==== MATERIAL PROVIDED ====

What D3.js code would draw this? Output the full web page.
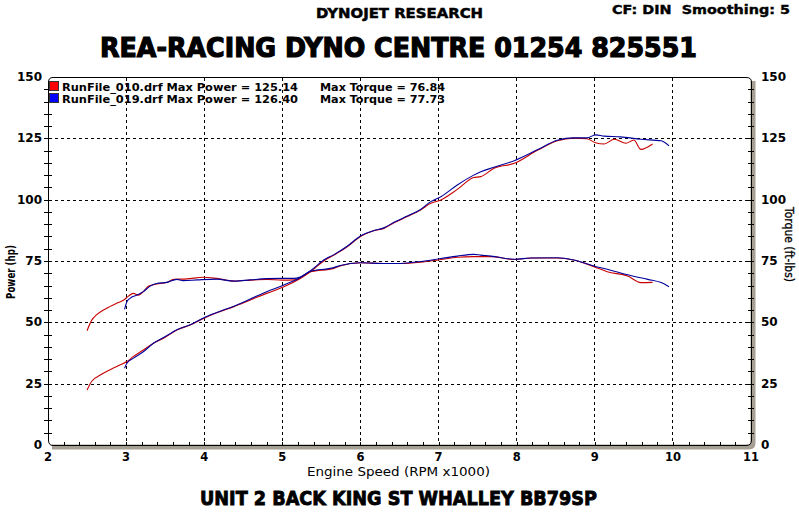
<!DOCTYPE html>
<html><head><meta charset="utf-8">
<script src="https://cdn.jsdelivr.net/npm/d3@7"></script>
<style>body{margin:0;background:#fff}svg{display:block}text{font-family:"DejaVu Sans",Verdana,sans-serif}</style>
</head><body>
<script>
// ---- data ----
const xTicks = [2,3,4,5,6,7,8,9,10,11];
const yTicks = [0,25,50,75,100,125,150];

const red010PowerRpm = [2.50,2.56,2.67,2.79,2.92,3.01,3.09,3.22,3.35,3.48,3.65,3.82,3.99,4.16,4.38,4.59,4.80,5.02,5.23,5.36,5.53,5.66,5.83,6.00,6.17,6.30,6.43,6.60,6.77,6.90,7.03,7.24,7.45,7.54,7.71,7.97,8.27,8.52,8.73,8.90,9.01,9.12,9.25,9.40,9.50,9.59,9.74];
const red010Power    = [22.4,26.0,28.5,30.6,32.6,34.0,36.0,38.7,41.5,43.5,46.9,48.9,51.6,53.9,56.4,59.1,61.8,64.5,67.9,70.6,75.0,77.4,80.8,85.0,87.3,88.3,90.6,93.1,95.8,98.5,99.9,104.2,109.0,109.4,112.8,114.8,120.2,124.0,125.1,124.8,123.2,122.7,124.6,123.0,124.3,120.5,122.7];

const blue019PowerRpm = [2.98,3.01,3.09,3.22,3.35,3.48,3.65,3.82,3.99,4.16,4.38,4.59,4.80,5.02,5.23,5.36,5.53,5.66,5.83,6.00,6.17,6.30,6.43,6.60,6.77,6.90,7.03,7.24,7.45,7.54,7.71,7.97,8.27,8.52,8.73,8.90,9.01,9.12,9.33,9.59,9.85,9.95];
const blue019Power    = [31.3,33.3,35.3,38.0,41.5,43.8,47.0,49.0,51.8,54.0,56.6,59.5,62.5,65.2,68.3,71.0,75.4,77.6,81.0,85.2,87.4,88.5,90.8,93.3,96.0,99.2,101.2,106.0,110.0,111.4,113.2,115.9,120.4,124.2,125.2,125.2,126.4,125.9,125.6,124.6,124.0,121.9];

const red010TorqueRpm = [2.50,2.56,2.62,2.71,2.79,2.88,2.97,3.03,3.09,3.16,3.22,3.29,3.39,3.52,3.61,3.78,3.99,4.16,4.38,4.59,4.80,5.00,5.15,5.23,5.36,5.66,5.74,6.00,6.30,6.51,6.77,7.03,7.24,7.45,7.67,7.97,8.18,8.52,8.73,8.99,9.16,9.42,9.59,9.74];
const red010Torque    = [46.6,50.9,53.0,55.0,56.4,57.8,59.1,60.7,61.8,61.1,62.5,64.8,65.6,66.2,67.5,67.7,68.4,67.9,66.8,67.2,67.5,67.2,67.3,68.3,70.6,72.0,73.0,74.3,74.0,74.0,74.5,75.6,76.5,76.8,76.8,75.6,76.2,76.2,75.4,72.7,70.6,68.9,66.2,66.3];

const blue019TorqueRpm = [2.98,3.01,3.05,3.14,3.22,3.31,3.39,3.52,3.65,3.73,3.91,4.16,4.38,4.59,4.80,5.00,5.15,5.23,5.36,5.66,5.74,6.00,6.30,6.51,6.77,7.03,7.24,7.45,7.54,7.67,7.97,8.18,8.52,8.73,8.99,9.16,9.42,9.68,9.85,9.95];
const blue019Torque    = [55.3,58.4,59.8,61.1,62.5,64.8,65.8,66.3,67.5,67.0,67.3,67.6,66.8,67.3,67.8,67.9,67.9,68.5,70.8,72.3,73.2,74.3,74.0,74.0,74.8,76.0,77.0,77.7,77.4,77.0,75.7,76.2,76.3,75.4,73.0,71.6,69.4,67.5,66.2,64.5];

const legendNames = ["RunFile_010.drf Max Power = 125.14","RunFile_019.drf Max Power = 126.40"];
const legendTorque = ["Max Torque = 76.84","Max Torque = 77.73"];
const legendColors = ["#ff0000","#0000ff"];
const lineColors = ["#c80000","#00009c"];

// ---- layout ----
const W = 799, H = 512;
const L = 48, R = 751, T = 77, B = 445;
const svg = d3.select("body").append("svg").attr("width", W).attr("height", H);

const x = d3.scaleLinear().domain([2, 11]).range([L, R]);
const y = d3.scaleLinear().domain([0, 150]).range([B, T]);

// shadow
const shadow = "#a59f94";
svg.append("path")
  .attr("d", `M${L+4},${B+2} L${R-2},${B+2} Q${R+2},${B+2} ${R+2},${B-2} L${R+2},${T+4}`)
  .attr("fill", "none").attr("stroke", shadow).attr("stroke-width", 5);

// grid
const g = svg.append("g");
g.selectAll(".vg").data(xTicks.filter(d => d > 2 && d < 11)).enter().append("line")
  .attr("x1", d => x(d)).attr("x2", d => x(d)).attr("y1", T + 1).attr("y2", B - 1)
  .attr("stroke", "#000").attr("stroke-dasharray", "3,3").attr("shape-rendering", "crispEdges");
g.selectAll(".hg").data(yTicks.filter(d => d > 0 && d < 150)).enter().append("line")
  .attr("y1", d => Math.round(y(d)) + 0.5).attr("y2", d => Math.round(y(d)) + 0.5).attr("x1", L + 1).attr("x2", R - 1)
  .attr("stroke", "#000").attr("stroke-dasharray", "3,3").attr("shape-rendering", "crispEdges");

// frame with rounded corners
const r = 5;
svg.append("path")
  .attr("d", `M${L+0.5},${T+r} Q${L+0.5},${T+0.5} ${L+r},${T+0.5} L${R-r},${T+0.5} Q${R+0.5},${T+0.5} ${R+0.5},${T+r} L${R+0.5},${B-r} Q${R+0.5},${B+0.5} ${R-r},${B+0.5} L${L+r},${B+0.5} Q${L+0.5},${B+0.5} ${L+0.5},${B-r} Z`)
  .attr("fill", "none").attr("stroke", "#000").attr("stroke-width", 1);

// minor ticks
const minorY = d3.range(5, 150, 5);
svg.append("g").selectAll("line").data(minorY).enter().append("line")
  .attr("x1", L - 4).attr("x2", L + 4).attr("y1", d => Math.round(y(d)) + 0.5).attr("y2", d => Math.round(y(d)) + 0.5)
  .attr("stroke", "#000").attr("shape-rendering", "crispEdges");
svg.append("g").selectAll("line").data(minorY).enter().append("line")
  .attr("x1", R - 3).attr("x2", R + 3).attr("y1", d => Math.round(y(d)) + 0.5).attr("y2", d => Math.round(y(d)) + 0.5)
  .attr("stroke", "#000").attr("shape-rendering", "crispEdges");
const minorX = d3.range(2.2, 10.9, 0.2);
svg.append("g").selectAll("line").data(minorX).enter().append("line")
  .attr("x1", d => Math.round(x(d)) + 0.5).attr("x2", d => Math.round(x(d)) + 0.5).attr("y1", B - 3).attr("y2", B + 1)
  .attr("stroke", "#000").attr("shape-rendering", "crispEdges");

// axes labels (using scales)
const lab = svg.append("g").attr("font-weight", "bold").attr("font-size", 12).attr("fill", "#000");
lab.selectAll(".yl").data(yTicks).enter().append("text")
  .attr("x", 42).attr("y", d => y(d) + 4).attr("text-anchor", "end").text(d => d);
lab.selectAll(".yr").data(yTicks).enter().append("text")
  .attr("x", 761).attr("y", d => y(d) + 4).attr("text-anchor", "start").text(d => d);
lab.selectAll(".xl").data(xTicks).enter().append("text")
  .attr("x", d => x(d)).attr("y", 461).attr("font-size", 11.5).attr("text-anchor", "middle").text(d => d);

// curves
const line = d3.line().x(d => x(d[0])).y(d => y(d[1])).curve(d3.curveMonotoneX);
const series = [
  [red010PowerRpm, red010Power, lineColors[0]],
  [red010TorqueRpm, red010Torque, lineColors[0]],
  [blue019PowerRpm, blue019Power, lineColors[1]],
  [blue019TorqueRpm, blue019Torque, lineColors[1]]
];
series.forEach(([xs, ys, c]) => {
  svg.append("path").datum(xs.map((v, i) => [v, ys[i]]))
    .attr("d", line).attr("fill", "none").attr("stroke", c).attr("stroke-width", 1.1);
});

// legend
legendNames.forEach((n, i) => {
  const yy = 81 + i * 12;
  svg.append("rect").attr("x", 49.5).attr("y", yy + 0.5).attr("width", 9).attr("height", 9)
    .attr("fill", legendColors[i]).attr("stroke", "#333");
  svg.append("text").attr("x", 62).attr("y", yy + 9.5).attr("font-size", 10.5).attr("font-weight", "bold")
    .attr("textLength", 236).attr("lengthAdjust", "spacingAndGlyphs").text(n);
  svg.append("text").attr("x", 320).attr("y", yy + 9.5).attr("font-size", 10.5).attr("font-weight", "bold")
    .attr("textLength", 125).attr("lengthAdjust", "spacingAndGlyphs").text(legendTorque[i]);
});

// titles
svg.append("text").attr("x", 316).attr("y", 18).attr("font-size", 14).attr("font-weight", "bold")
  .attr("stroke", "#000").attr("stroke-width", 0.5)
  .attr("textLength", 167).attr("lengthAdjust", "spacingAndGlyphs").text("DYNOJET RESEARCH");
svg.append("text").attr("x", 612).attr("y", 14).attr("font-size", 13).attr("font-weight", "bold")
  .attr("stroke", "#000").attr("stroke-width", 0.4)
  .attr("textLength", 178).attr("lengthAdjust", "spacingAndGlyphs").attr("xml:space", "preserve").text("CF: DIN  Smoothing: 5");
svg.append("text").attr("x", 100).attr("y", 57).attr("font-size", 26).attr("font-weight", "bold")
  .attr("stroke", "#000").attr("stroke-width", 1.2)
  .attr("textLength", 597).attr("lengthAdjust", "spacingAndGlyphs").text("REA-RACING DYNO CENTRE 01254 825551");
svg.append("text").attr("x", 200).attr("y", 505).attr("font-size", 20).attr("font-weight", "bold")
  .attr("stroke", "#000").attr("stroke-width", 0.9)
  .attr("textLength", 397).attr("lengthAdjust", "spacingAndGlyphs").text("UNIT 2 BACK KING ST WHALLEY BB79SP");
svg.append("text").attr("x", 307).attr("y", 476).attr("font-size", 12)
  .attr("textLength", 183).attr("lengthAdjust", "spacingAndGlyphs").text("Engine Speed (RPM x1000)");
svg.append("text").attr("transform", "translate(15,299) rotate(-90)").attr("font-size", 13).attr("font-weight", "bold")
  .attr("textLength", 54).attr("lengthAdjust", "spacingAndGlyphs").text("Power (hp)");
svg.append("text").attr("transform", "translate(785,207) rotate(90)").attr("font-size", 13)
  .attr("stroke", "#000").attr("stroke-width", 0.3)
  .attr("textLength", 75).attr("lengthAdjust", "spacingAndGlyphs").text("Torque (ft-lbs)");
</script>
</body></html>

====

# THE PROBLEM:
Your task is to reproduce exactly the lines from the start of the data above through the line containing "const yTicks = [0,25,50,75,100,125,150];", leaving every picture out.

# SOLUTION BELOW:
What D3.js code would draw this? Output the full web page.
<!DOCTYPE html>
<html><head><meta charset="utf-8">
<script src="https://cdn.jsdelivr.net/npm/d3@7"></script>
<style>body{margin:0;background:#fff}svg{display:block}text{font-family:"DejaVu Sans",Verdana,sans-serif}</style>
</head><body>
<script>
// ---- data ----
const xTicks = [2,3,4,5,6,7,8,9,10,11];
const yTicks = [0,25,50,75,100,125,150];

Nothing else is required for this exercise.